Bombay High Court High Court

Nandbai Mohan Dangale vs Mohan Thaku Dangale And Ors. on 14 January, 1992

Bombay High Court
Nandbai Mohan Dangale vs Mohan Thaku Dangale And Ors. on 14 January, 1992
Equivalent citations: II (1992) DMC 65
Author: H Kantharia
Bench: H Kantharia


JUDGMENT

H.H. Kantharia, J.

1. This appeal arises from the judgment and
order passed by the learned Third Extra Assistant Judge, Pune on 7th June,
1984 in Miscellaneous Civil Application No. 60 of 1984 partly allowing the
appellant’s application for custody of her minor daughter Chandrakala and
rejecting the same for the custody of minor son Vaibhav.

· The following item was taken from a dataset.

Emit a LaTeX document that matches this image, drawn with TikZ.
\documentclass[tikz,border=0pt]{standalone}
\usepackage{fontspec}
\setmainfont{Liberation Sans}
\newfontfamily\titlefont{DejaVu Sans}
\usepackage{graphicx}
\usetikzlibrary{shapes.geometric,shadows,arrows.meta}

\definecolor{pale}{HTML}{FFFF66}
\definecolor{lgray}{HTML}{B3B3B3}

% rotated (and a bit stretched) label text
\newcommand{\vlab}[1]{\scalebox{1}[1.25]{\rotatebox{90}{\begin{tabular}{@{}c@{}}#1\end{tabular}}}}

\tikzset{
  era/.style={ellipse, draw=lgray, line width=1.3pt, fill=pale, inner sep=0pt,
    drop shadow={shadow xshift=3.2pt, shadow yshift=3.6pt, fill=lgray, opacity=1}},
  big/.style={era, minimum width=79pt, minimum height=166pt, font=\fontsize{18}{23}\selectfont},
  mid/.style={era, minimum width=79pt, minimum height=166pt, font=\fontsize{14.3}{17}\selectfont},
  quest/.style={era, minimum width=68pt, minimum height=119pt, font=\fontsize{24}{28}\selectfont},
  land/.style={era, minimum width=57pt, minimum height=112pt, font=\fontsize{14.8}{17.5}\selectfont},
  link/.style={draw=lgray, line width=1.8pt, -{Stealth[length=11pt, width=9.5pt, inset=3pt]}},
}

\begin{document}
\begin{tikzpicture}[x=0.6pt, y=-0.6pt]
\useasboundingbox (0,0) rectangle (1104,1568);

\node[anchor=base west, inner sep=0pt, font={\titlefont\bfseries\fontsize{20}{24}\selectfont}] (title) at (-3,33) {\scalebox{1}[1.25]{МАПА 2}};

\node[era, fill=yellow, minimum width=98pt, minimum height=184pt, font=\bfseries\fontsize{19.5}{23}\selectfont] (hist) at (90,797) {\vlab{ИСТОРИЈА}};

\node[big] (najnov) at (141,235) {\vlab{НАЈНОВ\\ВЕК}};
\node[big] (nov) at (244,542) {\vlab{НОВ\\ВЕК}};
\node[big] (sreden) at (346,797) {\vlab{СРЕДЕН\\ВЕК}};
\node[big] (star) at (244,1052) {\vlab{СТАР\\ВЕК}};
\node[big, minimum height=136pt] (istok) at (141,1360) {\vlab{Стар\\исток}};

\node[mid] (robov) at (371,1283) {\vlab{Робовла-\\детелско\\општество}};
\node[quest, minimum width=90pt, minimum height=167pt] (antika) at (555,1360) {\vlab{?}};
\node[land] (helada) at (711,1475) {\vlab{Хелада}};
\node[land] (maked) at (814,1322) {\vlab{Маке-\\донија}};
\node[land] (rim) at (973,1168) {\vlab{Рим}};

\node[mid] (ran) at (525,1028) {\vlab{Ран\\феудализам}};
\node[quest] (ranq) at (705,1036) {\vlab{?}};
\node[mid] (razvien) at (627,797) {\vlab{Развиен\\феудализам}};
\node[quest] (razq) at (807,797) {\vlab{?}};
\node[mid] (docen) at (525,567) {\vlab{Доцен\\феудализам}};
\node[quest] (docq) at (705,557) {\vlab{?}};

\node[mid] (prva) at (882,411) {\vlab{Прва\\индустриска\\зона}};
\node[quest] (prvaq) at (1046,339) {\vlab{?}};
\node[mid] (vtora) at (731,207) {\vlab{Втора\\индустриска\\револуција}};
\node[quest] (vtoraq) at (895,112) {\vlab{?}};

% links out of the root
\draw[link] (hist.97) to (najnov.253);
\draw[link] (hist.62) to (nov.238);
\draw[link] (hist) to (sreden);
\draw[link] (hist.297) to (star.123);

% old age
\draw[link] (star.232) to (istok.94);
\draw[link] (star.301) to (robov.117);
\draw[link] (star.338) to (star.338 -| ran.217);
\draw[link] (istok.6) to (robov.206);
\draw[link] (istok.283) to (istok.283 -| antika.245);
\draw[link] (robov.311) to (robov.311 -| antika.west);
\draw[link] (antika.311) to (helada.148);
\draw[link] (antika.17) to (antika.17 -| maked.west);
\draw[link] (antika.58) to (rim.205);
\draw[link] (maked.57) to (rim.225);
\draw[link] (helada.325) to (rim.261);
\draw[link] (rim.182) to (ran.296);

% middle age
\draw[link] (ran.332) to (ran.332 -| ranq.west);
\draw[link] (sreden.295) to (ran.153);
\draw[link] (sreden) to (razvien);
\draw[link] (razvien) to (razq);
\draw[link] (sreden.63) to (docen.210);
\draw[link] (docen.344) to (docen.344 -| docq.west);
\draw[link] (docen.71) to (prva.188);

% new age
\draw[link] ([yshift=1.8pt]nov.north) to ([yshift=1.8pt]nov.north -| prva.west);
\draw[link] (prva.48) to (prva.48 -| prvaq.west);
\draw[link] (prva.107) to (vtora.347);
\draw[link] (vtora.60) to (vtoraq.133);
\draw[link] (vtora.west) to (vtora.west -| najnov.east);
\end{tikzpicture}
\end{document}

2. The relevant facts giving rise to the appeal are as under:
“The appellant is the second wife of the first respondent. The
second respondent is said to be the mother of the first respondent and
the third respondent is the first wife of the first respondent. The
marriage between the appellant and the first respondent took place
about eight years prior to making of the application in the year
1984. Thereafter they stayed as husband and wife at village Kadus
Dangleshwar of Khed taluka in Pune District. During this time,
the appellant gave birth to four children out of whom one died.
Respondent No. 3 who is the first wife of the first respondent did
not give birth to any child but in the month of June, 1983 she gave
birth to a male child. It is the case of the appellant that thereafter
the respondents started ill-treating her and her minor children and
she was driven out of the house on 3rd January, 1984. Thereafter
on 30th January, 1984 the appellant filed an application for custody
of her minor children on the ground that she was the natural
guardian and the welfare of the children would not be safe in the
custody of the respondents. The said application was resisted by
the first respondent on the ground that he was the father of the
minors and as such the natural guardian. He denied that he had
ill-treated his children and the appellant. According to him, the
appellant had on her own left his house on 3rd January, 1984 and
that too after setting fire to the cradle and fodder for which a police
complaint was lodged aginst her. According to the first respondent,
the appellant is mentally ill and the welfare of the children would
not be safe in her custody and that she herself was unable to
maintain herself as she had no source of income and would not be
in a position to maintain the children if their custody was handed
over to her. He contended that he was an agriculturist and as such,
well to do and was in a position to take good care of the children.
Respondent Nos. 2 and 3 did not contest the application. The
appellant examined herself in the trial Court and relied upon
documentary evidence in the nature of birth extracts of the minor
children. The respondents remained absent and the matter proceeded
ex-parte against them.

3. On consideration of the evidence adduced before him, the learned
trial Judge came to the conclusion that during the pendency of the application
admittedly one child by name Jitendra died and that the custody of daughter
Chandrakala who was three years old should be handed over to the appellant
and the custody of son Vaibhav who was five years old should be handed
over to the first respondent. He passed orders accordingly by the impugned
judgement and order. Hence this appeal.

4. Now, the record shows that after the appellant was driven out of
the house or she left the matrimonial house of her own accord on 3rd January,
1984, the minor children had remained in the custody of the first respondent
during which time son Jitendra had died on 30th January 1984. Therefore,
all throughout till the custody of daughter Chandrala was handed over to the
appellant, the children had remained in the custody of the first respondent.
The custody of Chandrakala who was three years old was correctly handed
over to the appellant but so long as son Vaibhav was concerned he was at
that times five years old and his natural guardian was naturally the first
respondent. The learned trial Judge was also conscious of the fact that there was no evidence on the record that either the appellant or her father had
sufficient source of income to maintain Vaibhav and, therefore, it was in the fitness of the things that his custody was retained with the first respondent. At any rat, I am of the opinion that Vaihbav has remained with the first
respondents for thirteen year all throughout his life and it would not be in his
interest and welfare that he should be now separated from the father and be
handed over to the mother at this age. Thus, I find no merits in this appeal
which deserves to be dismissed.

5. Appeal is accordingly dismissed but with no order as to costs.